11.2. Nested Comments

Some language such as Ocaml support nested comment. It can be implemented like this:


{ }

rule token = parse
  | "(*"		{ print_endline "comments start"; comments 0 lexbuf }
  | [' ' '\t' '\n']	{ token lexbuf }
  | ['a'-'z']+ as word
  		{ Printf.printf "word: %s\n" word; token lexbuf }
  | _ as c	{ Printf.printf "char %c\n" c; token lexbuf }
  | eof		{ raise End_of_file }

and comments level = parse
  | "*)"	{ Printf.printf "comments (%d) end\n" level;
  		  if level = 0 then token lexbuf
		  else comments (level-1) lexbuf
		}
  | "(*"	{ Printf.printf "comments (%d) start\n" (level+1);
  		  comments (level+1) lexbuf
		}
  | _		{ comments level lexbuf }
  | eof		{ print_endline "comments are not closed";
  		  raise End_of_file
		}

When the scanner function meets comments start token "(*" in evaluating token rule, it enters comments rule with level of 0. token rule is invoked again when all comments are closed.

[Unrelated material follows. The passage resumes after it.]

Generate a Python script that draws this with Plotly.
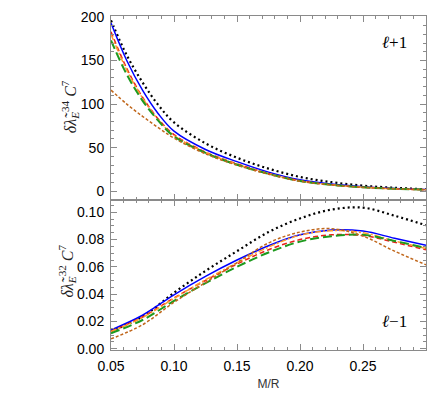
import plotly.graph_objects as go
from plotly.subplots import make_subplots

# x grid (M/R) for the two panels
x_top = [0.05, 0.0625, 0.075, 0.0875, 0.1, 0.125, 0.15, 0.175, 0.2, 0.225, 0.25, 0.275, 0.3]
x_bot = [0.05, 0.075, 0.1, 0.125, 0.15, 0.175, 0.2, 0.225, 0.25, 0.275, 0.3]

# top panel (l+1)
top_black = [196, 156, 125, 99, 79, 55, 38.5, 26, 16.5, 10.5, 6.5, 4, 2.3]
top_blue = [193, 150, 116, 89, 69, 48, 34, 22, 13.2, 8.3, 5.2, 3.2, 2.0]
top_red = [183, 141, 108, 83, 65, 45, 31.5, 20.5, 12.2, 7.6, 4.8, 3.0, 1.9]
top_orange = [180, 139, 107, 82, 64, 44.5, 31, 20.2, 12.0, 7.5, 4.7, 3.0, 1.9]
top_green = [173, 134, 104, 81, 63, 44, 30.5, 20, 11.8, 7.4, 4.6, 2.9, 1.9]
top_brown = [116, 100, 86, 73, 61, 43, 30, 19.6, 11.6, 7.2, 4.5, 2.8, 1.8]

# bottom panel (l-1)
bot_black = [0.0128, 0.0235, 0.041, 0.057, 0.0715, 0.0855, 0.0955, 0.102, 0.1034, 0.0975, 0.0905]
bot_blue = [0.0137, 0.0245, 0.0395, 0.053, 0.065, 0.0755, 0.0835, 0.087, 0.0862, 0.081, 0.0758]
bot_red = [0.0127, 0.0232, 0.0372, 0.050, 0.062, 0.0725, 0.080, 0.0835, 0.083, 0.078, 0.0725]
bot_orange = [0.0125, 0.0228, 0.0368, 0.0505, 0.063, 0.0745, 0.0832, 0.0865, 0.085, 0.079, 0.0735]
bot_green = [0.0113, 0.021, 0.035, 0.048, 0.060, 0.0705, 0.0785, 0.0825, 0.0835, 0.079, 0.0738]
bot_brown = [0.0072, 0.0175, 0.034, 0.0485, 0.063, 0.0775, 0.0855, 0.088, 0.0825, 0.0715, 0.0615]

x_tickvals = [0.05, 0.10, 0.15, 0.20, 0.25]
x_ticktext = ["0.05", "0.10", "0.15", "0.20", "0.25"]

styles = [
    ("black", "2px,3px", 2.2),
    ("#0000FF", "solid", 1.5),
    ("#E8201A", "5px,3px", 1.5),
    ("#FF9A2E", "6px,2px,2px,2px", 1.5),
    ("#1E9A1E", "9px,4px", 2.0),
    ("#C0661A", "3px,2px", 1.5),
]

fig = make_subplots(rows=2, cols=1, shared_xaxes=True, vertical_spacing=0,
                    row_heights=[0.551, 0.449])

top_series = [top_black, top_blue, top_red, top_orange, top_green, top_brown]
bot_series = [bot_black, bot_blue, bot_red, bot_orange, bot_green, bot_brown]

for (col, dash, w), ys in zip(styles, top_series):
    fig.add_trace(go.Scatter(x=x_top, y=ys, mode="lines",
                             line=dict(color=col, dash=dash, width=w, shape="spline", smoothing=1.0),
                             showlegend=False, hoverinfo="skip"), row=1, col=1)
for (col, dash, w), ys in zip(styles, bot_series):
    fig.add_trace(go.Scatter(x=x_bot, y=ys, mode="lines",
                             line=dict(color=col, dash=dash, width=w, shape="spline", smoothing=1.0),
                             showlegend=False, hoverinfo="skip"), row=2, col=1)

axis_common = dict(showline=True, linecolor="#8a8a8a", linewidth=1, mirror="ticks",
                   ticks="inside", ticklen=6, tickcolor="#8a8a8a", showgrid=False,
                   zeroline=False, ticklabelstandoff=3,
                   tickfont=dict(family="Liberation Sans, Arial", size=14, color="black"))

fig.update_xaxes(range=[0.05, 0.3], tickvals=x_tickvals, ticktext=x_ticktext,
                 minor=dict(dtick=0.01, tick0=0.05, ticklen=3, ticks="inside", tickcolor="#8a8a8a"),
                 **axis_common)
fig.update_xaxes(showticklabels=False, row=1, col=1)
fig.update_xaxes(title=dict(text="M/R", font=dict(family="Liberation Sans, Arial", size=12, color="#333"),
                            standoff=6), row=2, col=1)

fig.update_yaxes(range=[-10, 201], tickvals=[0, 50, 100, 150, 200],
                 minor=dict(dtick=10, tick0=0, ticklen=3, ticks="inside", tickcolor="#8a8a8a"),
                 **axis_common, row=1, col=1)
fig.update_yaxes(range=[-0.001, 0.109], tickvals=[0.0, 0.02, 0.04, 0.06, 0.08, 0.10],
                 ticktext=["0.00", "0.02", "0.04", "0.06", "0.08", "0.10"],
                 minor=dict(dtick=0.005, tick0=0, ticklen=3, ticks="inside", tickcolor="#8a8a8a"),
                 **axis_common, row=2, col=1)

label_font = dict(family="Liberation Serif, DejaVu Serif", size=16, color="#222")
fig.add_annotation(xref="paper", yref="paper", x=-0.13, y=0.727, textangle=-90,
                   xanchor="center", yanchor="middle",
                   text="<i>δλ̃</i><sub><i>E</i></sub><sup>34</sup> <i>C</i><sup>7</sup>",
                   showarrow=False, font=label_font)
fig.add_annotation(xref="paper", yref="paper", x=-0.14, y=0.2375, textangle=-90,
                   xanchor="center", yanchor="middle",
                   text="<i>δλ̃</i><sub><i>E</i></sub><sup>32</sup> <i>C</i><sup>7</sup>",
                   showarrow=False, font=label_font)

serif = dict(family="Liberation Serif, DejaVu Serif", size=17, color="black")
fig.add_annotation(xref="paper", yref="paper", x=0.90, y=0.921, text="<i>ℓ</i>+1",
                   xanchor="center", yanchor="middle", showarrow=False, font=serif)
fig.add_annotation(xref="paper", yref="paper", x=0.90, y=0.085, text="<i>ℓ</i>−1",
                   xanchor="center", yanchor="middle", showarrow=False, font=serif)

fig.update_layout(width=436, height=397, margin=dict(l=111, r=9, t=10, b=46),
                  plot_bgcolor="white", paper_bgcolor="white")

fig.write_html("out.html", config={"displayModeBar": False},
               post_script="document.body.style.margin='0';document.body.style.padding='0';")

Comments nesting level is increased whenever there is comment start token "(*" in the input text.

If the scanner function meets end of comments token "*)", it tests the comments nesting level. When the nesting level is not zero, it decrements the level by one and continues to scan comments. It returns to token rule when all the comments are closed i.e., the nesting level is zero.